Ook een corporatie of staat heeft te maken met dezelfde schaarse beschikbaarheid van datgene waar het allemaal om mag draaien, geld en invloed door geld. Datgene dat schaars is gemaakt is het doel en daarmee middel om invloed uit te oefenen en de corporatie of staat te bestendigen. De logica van het bestaan van een entiteit wordt opgehangen aan het geld.
Het winstoogmerk van een corporatie en tegenwoordig ook staten wordt uitgedrukt in geld, iets waarvan niet genoeg aanwezig is om een ieder winst op de ander te laten behalen. De winst van de één gaat ten koste van de ander door de beperkte hoeveelheid geld. Ook dit leidt weer tot natuurlijke en genadeloze strijd waar het simpelweg gaat om hij of ik.
Zowel individuele als coöpererende mensen zijn continu op jacht naar een schaars goedje dat enkel schaarser wordt wanneer er meer van wordt gemaakt door de factor ongecrëerde rente. Het groeiende tekort leidt tot paniek. Het lijkt zelfs te leiden tot een gevecht om het eigen bestaan waar het slechts een abstractie is.

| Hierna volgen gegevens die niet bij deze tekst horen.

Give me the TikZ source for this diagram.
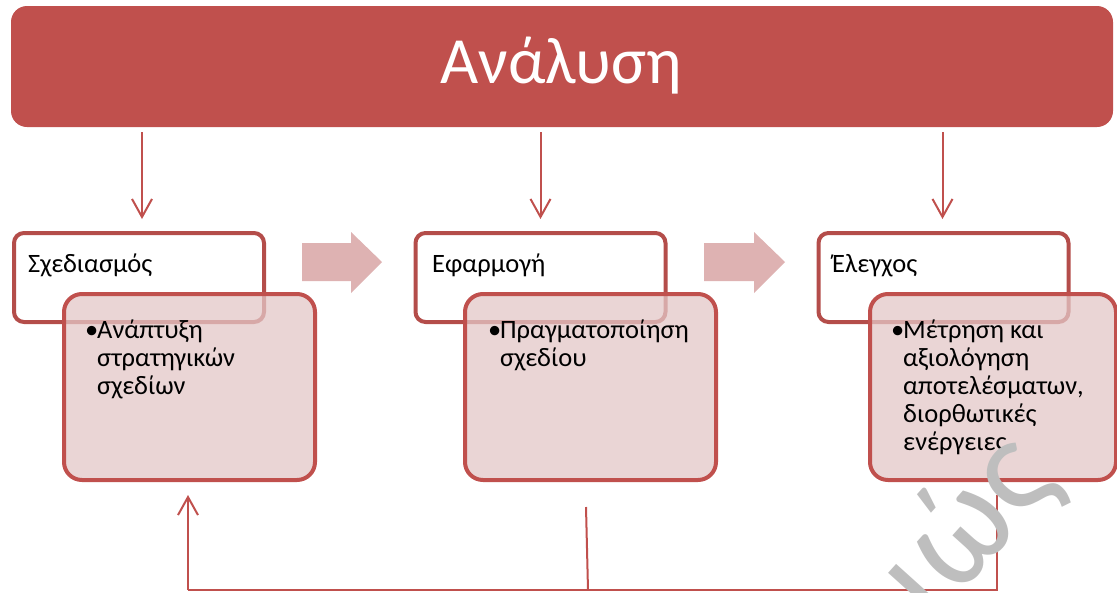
\documentclass[tikz,border=0pt]{standalone}
\usepackage{fontspec}
\setmainfont{Carlito}
\usetikzlibrary{arrows.meta}
\definecolor{barred}{RGB}{192,80,77}
\definecolor{upborder}{RGB}{180,77,74}
\definecolor{lowfill}{RGB}{227,199,199}
\definecolor{blockarrow}{RGB}{222,178,178}
\definecolor{wmgray}{RGB}{190,190,190}
\renewcommand\arraystretch{1}
\tikzset{
  upbox/.style={draw=upborder, line width=4pt, fill=white, rounded corners=10pt,
    minimum width=250pt, minimum height=89pt, inner sep=0pt},
  lowbox/.style={draw=barred, line width=4pt, fill=lowfill, fill opacity=0.75, draw opacity=1,
    rounded corners=18pt, minimum width=251pt, minimum height=186pt, inner sep=0pt},
  conn/.style={draw=barred, line width=2pt, -{Straight Barb[length=18pt,width=20pt,line width=2pt]}},
  fb/.style={draw=barred, line width=2pt},
  lbl/.style={font=\fontsize{26.5}{28}\selectfont, inner sep=0pt, anchor=base west, text=black},
  bigarrow/.style={fill=blockarrow, draw=none}
}
\begin{document}
\begin{tikzpicture}[x=1pt,y=-1pt]
\useasboundingbox (0,0) rectangle (1117,592);
% top bar
\node[fill=barred, rounded corners=16pt, minimum width=1102pt, minimum height=121pt, inner sep=0pt] (bar) at (562,66.5) {};
\node[font=\fontsize{66}{70}\selectfont, text=white, inner sep=0pt] (bartxt) at (561,66) {Ανάλυση};
% upper boxes
\node[upbox] (ub1) at (139,277.5) {};
\node[upbox] (ub2) at (540.5,277.5) {};
\node[upbox] (ub3) at (943.5,277.5) {};
% down connectors
\draw[conn, shorten <=5pt, shorten >=12pt] ([xshift=3pt]bar.south -| ub1.north) -- ([xshift=3pt]ub1.north);
\draw[conn, shorten <=5pt, shorten >=12pt] (bar.south -| ub2.north) -- (ub2.north);
\draw[conn, shorten <=5pt, shorten >=12pt] ([xshift=-1pt]bar.south -| ub3.north) -- ([xshift=-1pt]ub3.north);
% lower boxes
\node[lowbox] (lb1) at (189.5,387) {};
\node[lowbox] (lb2) at (590.5,387) {};
\node[lowbox, minimum width=246pt] (lb3) at (993,387) {};
% block arrows
\fill[bigarrow] (302,243) -- (351,243) -- (351,232) -- (382,262) -- (351,293) -- (351,281) -- (302,281) -- cycle;
\fill[bigarrow] (704,243) -- (754,243) -- (754,232) -- (785,262) -- (754,293) -- (754,281) -- (704,281) -- cycle;
% labels
\node[lbl] (t1) at (28,272) {Σχεδιασμός};
\node[lbl] (t2) at (432,272) {Εφαρμογή};
\node[lbl] (t3) at (832,272) {Έλεγχος};
% bullets
\node[lbl] (b1) at (85,338) {•};
\node[lbl] (bt1) at (97,338) {\begin{tabular}[t]{@{}l@{}}Ανάπτυξη\\στρατηγικών\\σχεδίων\end{tabular}};
\node[lbl] (b2) at (488,338) {•};
\node[lbl] (bt2) at (500,338) {\begin{tabular}[t]{@{}l@{}}Πραγματοποίηση\\σχεδίου\end{tabular}};
\node[lbl] (b3) at (891,338) {•};
\node[lbl] (bt3) at (903,338) {\begin{tabular}[t]{@{}l@{}}Μέτρηση και\\αξιολόγηση\\αποτελέσματων,\\διορθωτικές\\ενέργειες\end{tabular}};
% feedback loop
\coordinate (fr) at (997,495);
\coordinate (brc) at (997,590);
\coordinate (blc) at (188,590);
\coordinate (fl) at (188,495);
\coordinate (fm) at (586,507);
\coordinate (bm) at (588,590);
\draw[fb] (fr) -- (brc) -- (blc);
\draw[conn] (blc) -- (fl);
\draw[fb] (fm) -- (bm);
% watermark
\node[font=\fontsize{140}{140}\selectfont, text=wmgray, rotate=48, inner sep=0pt] (wm) at (968,528) {ιώς};
\end{tikzpicture}
\end{document}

Zolang de onderkenning uitblijft dat het slechts om een abstracte werkelijkheid gaat die enkel door onbegrip haar bestaansrecht behoudt zullen de psychopatische hij-of-ik strijders zowel in aantal als in intensiteit toenemen. Noodzakelijke zondebokken worden met graagte gepropageerd en zijn binnenkort het doel van de lynchmob.
Niemand die anderen pijn wil doen wanneer je het op de man af vraagt, zinloze agressie wordt verafschuwd en leidt tot een hoop ach-en-wee geroep. Wanneer het echter om hij-of-ik gaat is het meer dan okee. Het reële beeld van overvloed wordt gezien als onbestaanbare utopie maar vanuit de illusoire schaarste door uitdrukking in geld wordt agressie aanvaard als natuurlijk en zelfs zinvol geacht.
Hulp, poëzie, muziek, schrijfsels en vele andere uitingen die zonder geldwaarde of geldelijk doel tot stand komen, waardeloos of slechts niet in geld uitgedrukt?
Van mij mag het gepropageerde en geïndoctrineerde doel ergens gestoken worden waar de zon nooit schijnt om het werkelijke doel in jezelf te vinden.